We often hear the populist argument that the rich need to pay their fair share of taxes. What exactly does that mean? Are poor and working class Americans also paying into the system?

According to the Tax Policy Center the richest 20 percent of American households (earning roughly $110,000) pay 86.8 percent of all individual federal income taxes paid. The average tax bill of the richest 20 percent is $50,176.

Meanwhile, 45.3 percent of Americans pay zero in federal income taxes or have negative income tax. That translates into some 77.5 million American households with no federal tax burden because they had no taxable income or had enough tax breaks to zero out their tax liability. The lowest 20 percent pay -2.2 percent meaning they get back what they haven’t paid into the system at all.

When we consider arguments of fairness we have to ask whether it’s fair that you can work hard, become successful and then be forced to pay disproportionately into a public system, but never extract the same level of services or benefits.

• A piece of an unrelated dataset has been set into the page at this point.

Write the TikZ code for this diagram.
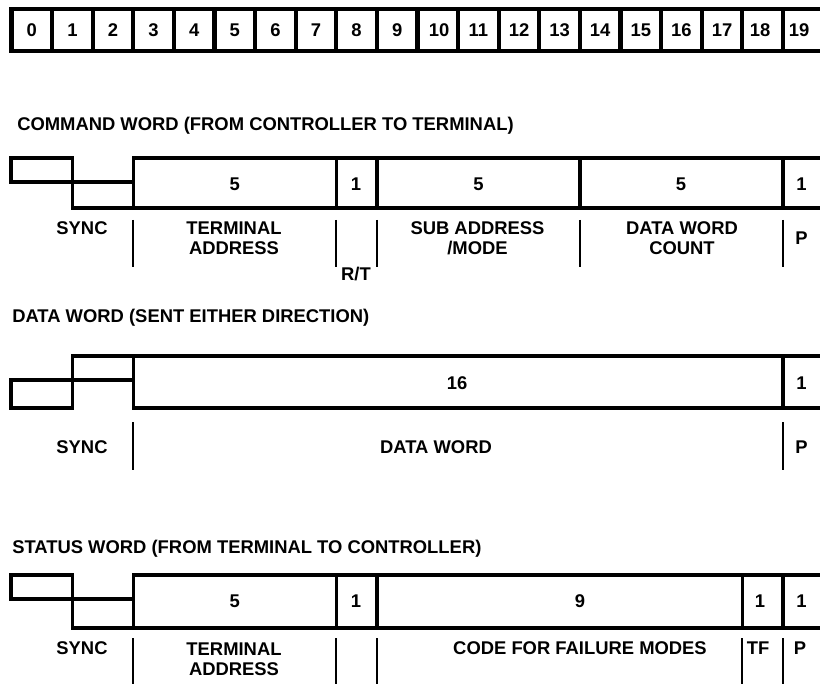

It's unwise to characterize the poor as tax dodgers. They may pay other federal taxes such as excise taxes on gas, alcohol, and cigarettes. There are also payroll taxes and sales taxes as well as state taxes.

Some rich people manage to lower their tax burdens by reducing their taxable incomes through actions and maneuvers that are perfectly legal, including storing their wealth in investments.

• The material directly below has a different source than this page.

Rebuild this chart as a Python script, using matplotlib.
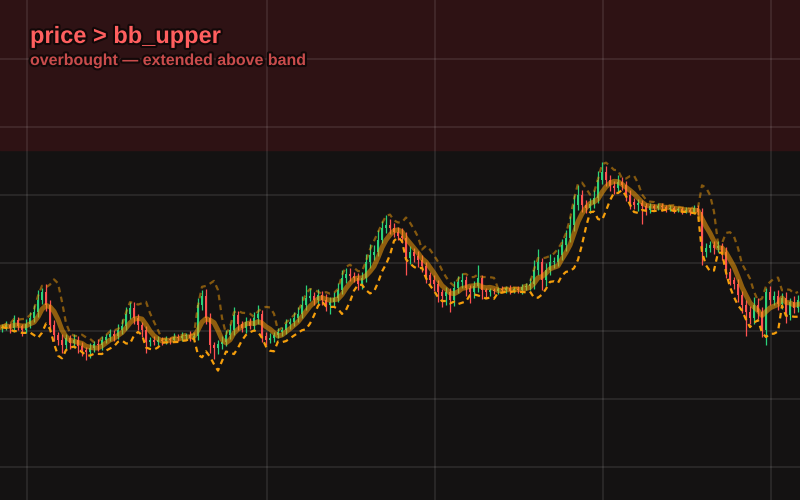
import numpy as np
import pandas as pd
import matplotlib
matplotlib.use('Agg')
import matplotlib.pyplot as plt
import matplotlib.patheffects as pe

# closes, one per candle (open = previous close)
closes = [
    120.6, 120.9, 120.4, 121.6, 120.7, 120.1, 121.0, 121.9, 122.8, 124.6,
    125.7, 123.8, 120.9, 119.4, 118.7, 117.9, 119.0, 118.2, 118.7, 117.8,
    117.2, 116.9, 117.5, 118.1, 117.9, 118.7, 119.1, 119.6, 119.3, 120.1,
    120.7, 122.5, 123.4, 121.9, 120.9, 120.1, 118.4, 118.7, 118.4, 118.7,
    118.5, 118.8, 118.7, 119.1, 119.0, 119.3, 119.4, 119.0, 119.3, 123.8,
    125.1, 121.9, 117.9, 117.5, 118.1, 118.4, 119.4, 120.1, 122.4, 121.0,
    120.4, 121.3, 120.8, 121.9, 122.5, 119.3, 118.7, 119.0, 119.4, 119.9,
    120.1, 121.0, 121.3, 121.9, 122.5, 123.8, 124.9, 125.1, 124.6, 125.3,
    124.6, 123.8, 124.3, 124.9, 126.0, 127.8, 128.4, 128.1, 127.8, 126.9,
    127.8, 130.1, 131.2, 131.6, 133.4, 135.1, 135.6, 135.1, 134.6, 134.0,
    133.7, 130.7, 131.6, 131.0, 130.4, 129.6, 128.2, 127.5, 126.9, 125.7,
    125.1, 125.7, 124.6, 126.3, 127.2, 127.5, 126.3, 125.7, 126.6, 127.8,
    126.0, 125.7, 126.0, 125.9, 126.2, 126.0, 126.3, 125.9, 126.2, 126.0,
    126.5, 126.6, 126.9, 129.0, 130.1, 127.5, 129.0, 130.1, 130.1, 131.2,
    132.6, 133.7, 135.6, 138.5, 140.0, 138.5, 138.1, 138.7, 139.6, 142.2,
    143.4, 142.2, 141.3, 141.0, 141.9, 141.5, 140.0, 139.0, 138.5, 138.8,
    138.4, 137.8, 138.4, 138.1, 138.4, 138.2, 137.9, 138.1, 137.8, 137.9,
    137.6, 137.8, 137.5, 138.1, 137.5, 131.6, 132.2, 132.6, 132.2, 132.5,
    131.6, 128.7, 127.5, 126.9, 125.3, 123.8, 122.8, 121.9, 123.8, 122.8,
    120.1, 125.7, 124.6, 125.1, 124.0, 124.9, 122.4, 124.3, 123.4, 124.6,
]
first_open = 120.4

# upper / lower wick lengths beyond the body
wick_up = [
    0.4, 0.6, 0.3, 0.8, 0.5, 0.4, 0.7, 0.9, 1.0, 1.4,
    0.6, 1.2, 0.8, 0.7, 0.5, 0.9, 0.6, 0.4, 0.8, 0.5,
    0.6, 0.4, 0.7, 0.5, 0.8, 0.6, 0.4, 0.7, 0.5, 0.9,
    1.0, 1.1, 0.8, 0.9, 0.6, 0.5, 0.7, 0.4, 0.6, 0.5,
    0.4, 0.5, 0.3, 0.6, 0.4, 0.5, 0.3, 0.6, 0.4, 1.0,
    0.9, 1.1, 0.7, 0.5, 0.6, 0.8, 0.7, 0.9, 1.2, 0.6,
    0.5, 0.7, 0.6, 0.9, 1.3, 0.6, 0.5, 0.7, 0.4, 0.6,
    0.5, 0.8, 0.6, 0.9, 1.0, 1.3, 1.8, 1.2, 0.7, 0.9,
    0.6, 0.8, 0.7, 0.9, 1.1, 1.2, 0.8, 0.9, 0.6, 0.7,
    0.9, 1.3, 1.6, 1.0, 1.4, 1.1, 1.5, 0.9, 0.8, 0.7,
    1.2, 0.8, 0.9, 0.6, 0.7, 0.8, 0.6, 0.5, 0.7, 0.6,
    0.5, 0.8, 0.6, 1.0, 0.9, 1.1, 0.6, 0.5, 0.8, 1.9,
    0.5, 0.4, 0.3, 0.4, 0.3, 0.4, 0.3, 0.4, 0.3, 0.4,
    0.4, 0.5, 0.9, 1.4, 1.9, 0.7, 1.0, 1.3, 0.8, 0.9,
    1.0, 1.2, 1.3, 1.5, 1.5, 0.8, 0.7, 0.9, 1.1, 1.3,
    1.5, 0.9, 0.8, 0.7, 1.0, 0.8, 0.6, 0.7, 0.5, 0.6,
    0.4, 0.5, 0.4, 0.3, 0.5, 0.4, 0.3, 0.4, 0.3, 0.4,
    0.3, 0.4, 0.3, 0.5, 0.4, 0.6, 0.8, 0.7, 0.6, 0.8,
    0.5, 0.7, 0.6, 0.5, 0.8, 0.6, 0.7, 0.9, 1.2, 1.1,
    0.8, 0.6, 0.9, 0.8, 1.0, 0.7, 0.9, 0.6, 0.8, 0.7,
]
wick_dn = [
    0.5, 0.4, 0.7, 0.5, 0.6, 0.8, 0.4, 0.6, 0.5, 0.7,
    0.6, 0.9, 1.0, 0.8, 0.7, 1.1, 0.6, 0.9, 0.7, 1.0,
    0.9, 1.2, 0.8, 0.6, 0.9, 0.7, 0.5, 0.6, 0.8, 0.5,
    0.6, 0.5, 0.7, 0.9, 0.8, 1.0, 1.6, 0.6, 0.5, 0.4,
    0.5, 0.4, 0.6, 0.3, 0.5, 0.4, 0.6, 0.4, 0.5, 0.6,
    0.7, 0.9, 1.2, 1.6, 0.9, 0.7, 0.6, 0.5, 0.7, 0.8,
    0.6, 0.7, 0.5, 0.6, 0.8, 0.9, 0.7, 0.5, 0.6, 0.4,
    0.6, 0.5, 0.7, 0.6, 0.5, 0.6, 0.7, 0.5, 0.8, 0.6,
    0.7, 0.9, 1.3, 0.6, 0.7, 0.5, 0.8, 0.7, 0.6, 0.9,
    0.7, 0.6, 0.8, 0.7, 0.6, 0.5, 0.7, 0.9, 0.8, 0.6,
    0.7, 2.4, 0.9, 0.8, 1.0, 0.9, 1.1, 0.8, 1.0, 1.4,
    1.6, 1.2, 1.8, 0.9, 0.7, 0.8, 1.2, 1.6, 0.9, 0.8,
    1.3, 0.9, 0.5, 0.4, 0.5, 0.3, 0.4, 0.5, 0.3, 0.4,
    0.5, 0.4, 0.6, 0.7, 0.8, 1.5, 0.9, 0.7, 0.8, 0.6,
    0.7, 0.8, 0.6, 0.9, 0.7, 1.0, 0.8, 0.7, 0.6, 0.8,
    0.6, 0.9, 0.7, 0.8, 0.6, 0.7, 0.9, 1.0, 0.6, 0.8,
    2.6, 0.7, 0.5, 0.4, 0.3, 0.5, 0.4, 0.3, 0.4, 0.3,
    0.4, 0.3, 0.4, 0.3, 0.5, 1.9, 0.7, 0.6, 0.8, 0.6,
    1.2, 0.9, 0.8, 0.7, 1.0, 1.2, 3.6, 0.9, 0.8, 1.0,
    1.0, 2.2, 0.8, 0.7, 0.9, 0.7, 1.2, 0.8, 0.7, 0.6,
]

grid_x = [6.25, 66.25, 108.25, 150.25, 192.25]
grid_y = [100, 110, 120, 130, 140, 150, 160]
zone_low = 146.6
bb_window = 5

close = np.array(closes)
open_ = np.concatenate([[first_open], close[:-1]])
high = np.maximum(open_, close) + np.array(wick_up)
low = np.minimum(open_, close) - np.array(wick_dn)
x = np.arange(len(close))
colors = np.where(close >= open_, '#2bd27a', '#ff5252')

s = pd.Series(close)
mid = s.rolling(bb_window, min_periods=1).mean()
sd = s.rolling(bb_window, min_periods=1).std(ddof=0)
upper = mid + 2 * sd
lower = mid - 2 * sd

bg = '#141212'
fig = plt.figure(figsize=(8, 5), dpi=100)
fig.patch.set_facecolor(bg)
ax = fig.add_axes([0, 0, 1, 1])
ax.set_facecolor(bg)
ax.axhspan(zone_low, 200, color='#2e1214', zorder=0)

for gx in grid_x:
    ax.axvline(gx, color='white', alpha=0.09, lw=1.4, zorder=1)
for gy in grid_y:
    ax.axhline(gy, color='white', alpha=0.09, lw=1.4, zorder=1)

ax.vlines(x, low, high, colors=colors, lw=0.9, zorder=2)
ax.bar(x, np.maximum(np.abs(close - open_), 0.15), bottom=np.minimum(open_, close),
       width=0.6, color=colors, zorder=3)

ax.plot(x, mid, color='#f59e0b', alpha=0.55, lw=3.6, zorder=4)
ax.plot(x, upper, color='#f59e0b', alpha=0.5, lw=1.6, dashes=(2.5, 2), zorder=4)
ax.plot(x, lower, color='#f59e0b', lw=1.6, dashes=(2.5, 2), zorder=4)

ax.set_xlim(-0.5, len(close) - 0.5)
ax.set_ylim(95.15, 168.68)
ax.axis('off')

stroke = [pe.withStroke(linewidth=3, foreground='#120808')]
fig.text(30 / 800, 1 - 43 / 500, 'price > bb_upper', fontsize=17, weight='bold',
         color='#ff5f5f', family='Liberation Sans', va='baseline', path_effects=stroke)
fig.text(30 / 800, 1 - 65 / 500, 'overbought \u2014 extended above band', fontsize=11.5,
         weight='bold', color='#c94c4c', family='Liberation Sans', va='baseline',
         path_effects=stroke)

fig.savefig('out.png', dpi=100, facecolor=bg)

But the tax-escaping rich person is not as common as we might be led to believe. As MarketWatch explains:

Despite the fact that rich people paying little in the way of income taxes makes plenty of headlines, this is the exception to the rule: The top 1 percent of taxpayers pay a higher effective income tax rate than any other group (around 23 percent, according to a report released by the Tax Policy Center in 2014) — nearly seven times higher than those in the bottom 50 percent.

On average, those in the bottom 40 percent of the income spectrum end up getting money from the government. Meanwhile, the richest 20 percent of Americans, by far, pay the most in income taxes, forking over nearly 87 percent of all the income tax collected by Uncle Sam.

The top 1 percent of Americans, who have an average income of more than $2.1 million, pay 43.6 percent of all the federal individual income tax in the US; the top 0.1 percent — just 115,000 households, whose average income is more than $9.4 million — pay more than 20 percent of it.

These numbers give a new dimension to the "fair share" debate.